Multiphase Modeling of Erosion Wear in Slurry Pipe

Abstract

Erosion wear is a serious problem faced in many industries like chemical industries, gas extraction, mining, power generation. In Indian thermal power plants, approximately 30% of ash is produced as a side product while generating power. This ash possesses highly abrasive characteristics. Pipe line is believed to be economical and eco-friendly way of slurry transport rather than the rail transport or road transport. Due to the presence of abrasives in slurry, a problem of wear is often observed in the pipe lines while conveying it to the ash well for the disposal purpose. Erosion causes the degradation or removal of pipe line material which may results in the failure of pipe. Prevention of piping and tubing from getting eroded is therefore an essential objective. Erosion wear gets influenced by different operating parameters like flow velocity, particle attributes, target property, impact angle etc and thus a complicated phenomenon to understand.
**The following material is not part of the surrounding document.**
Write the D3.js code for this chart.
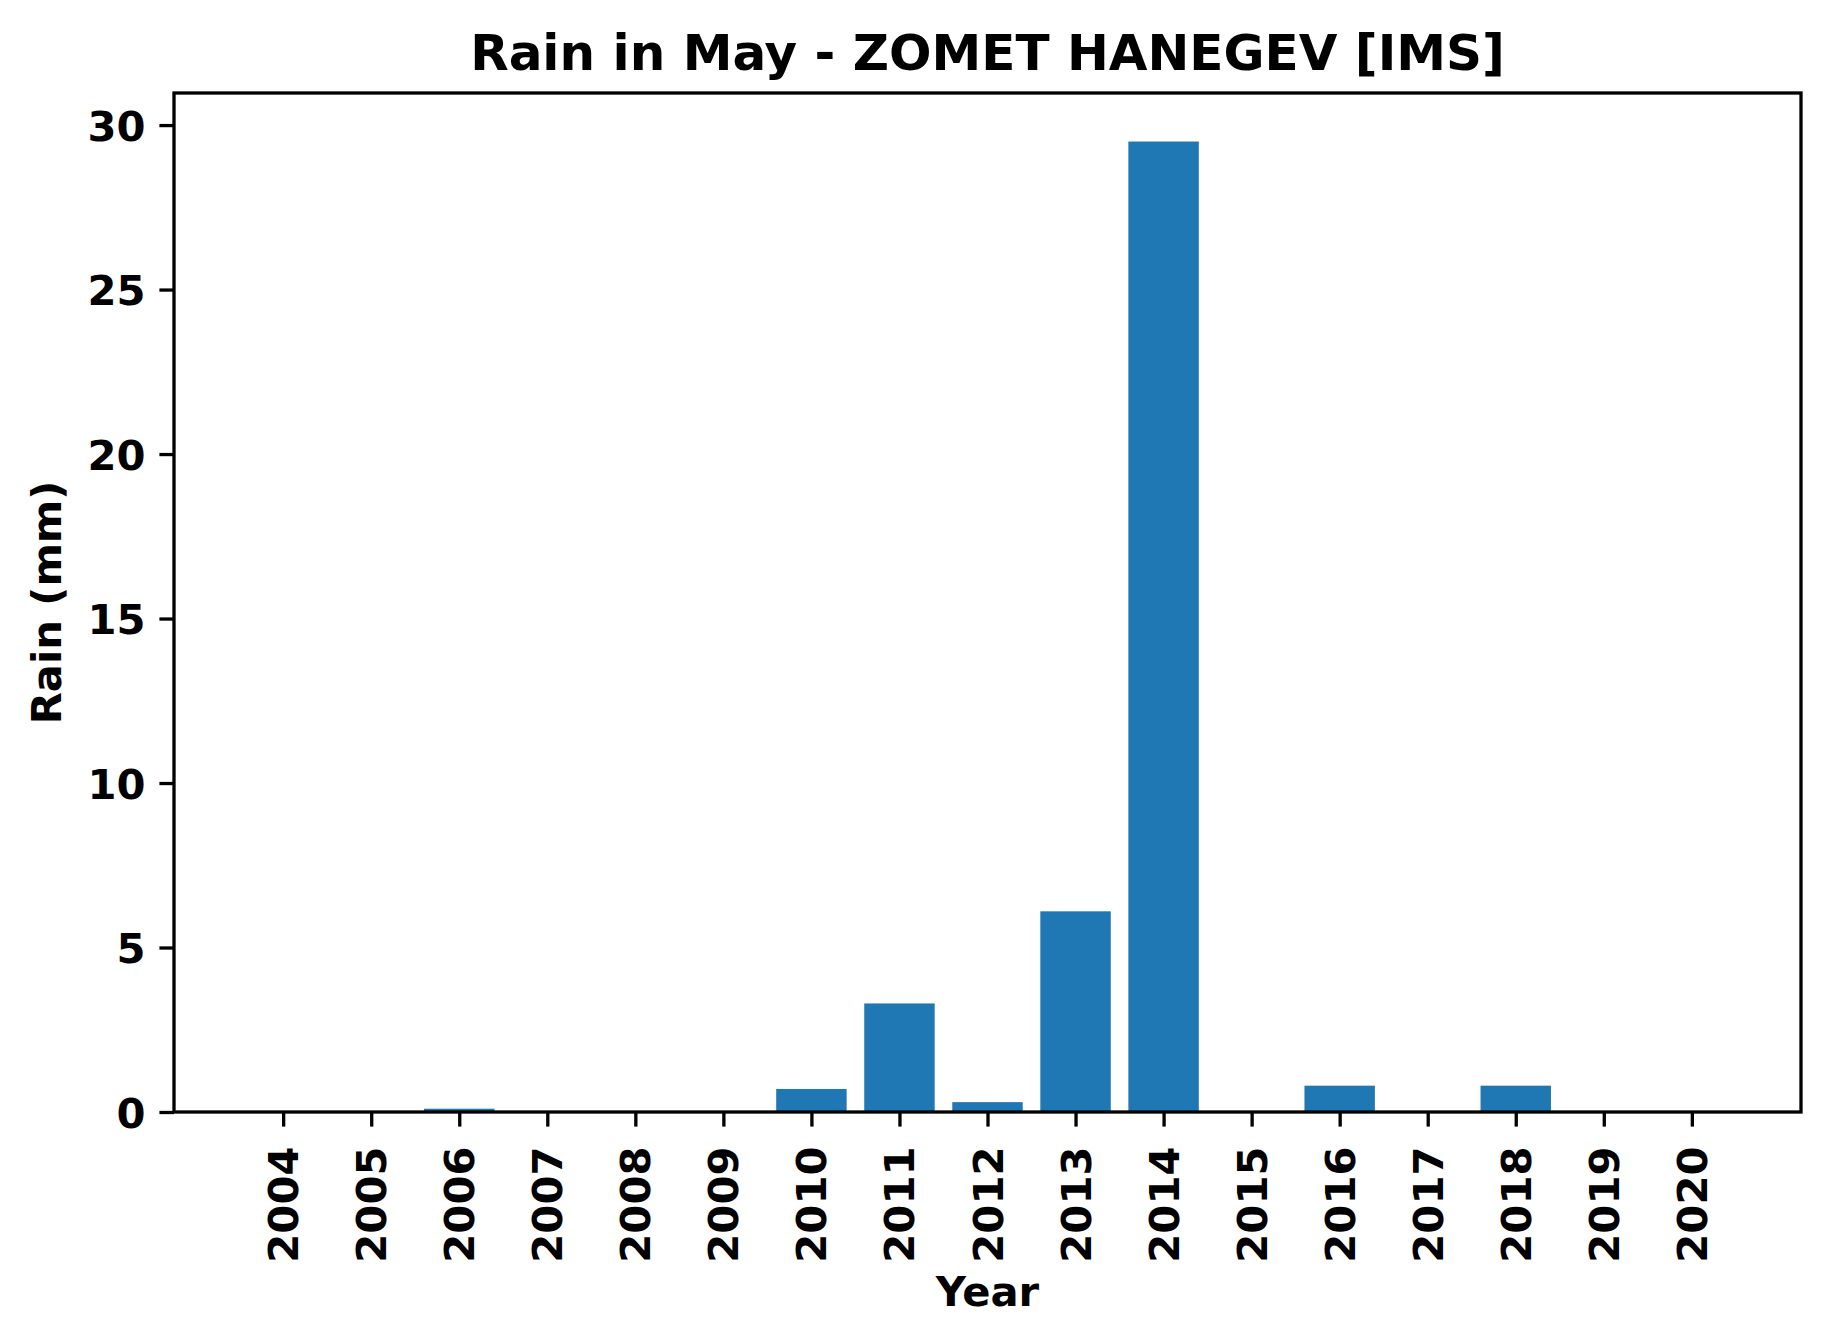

Several researches were going on to analyse the influence of different operating parameters on the erosion wear. In this work, computational technique is used to analyse erosion wear of mild steel pipe bend caused by the bottom ash-water slurry. Computational Fluid Dynamics (CFD) code FLUENT 15.0 is applied to investigate the influence of pipe diameter, bending angle, flow velocity and bending radius ratio. Simulation study is carried by considering several pipe bends of different diameters from 50 to 200 mm, bending angles in range of 45 to 900 and bending radius of 1.5 to 2.5 at flow velocity variation from 2 to 8 m/s An Euler-Lagrange model with Standard k-є modelling scheme along with the mixture property was implemented in this work to solve the multiphase flow through the pipe line. The magnitude and location of erosion wear is reported at different operating conditions. The obtained results show good agreement with the previous published findings of several investigators.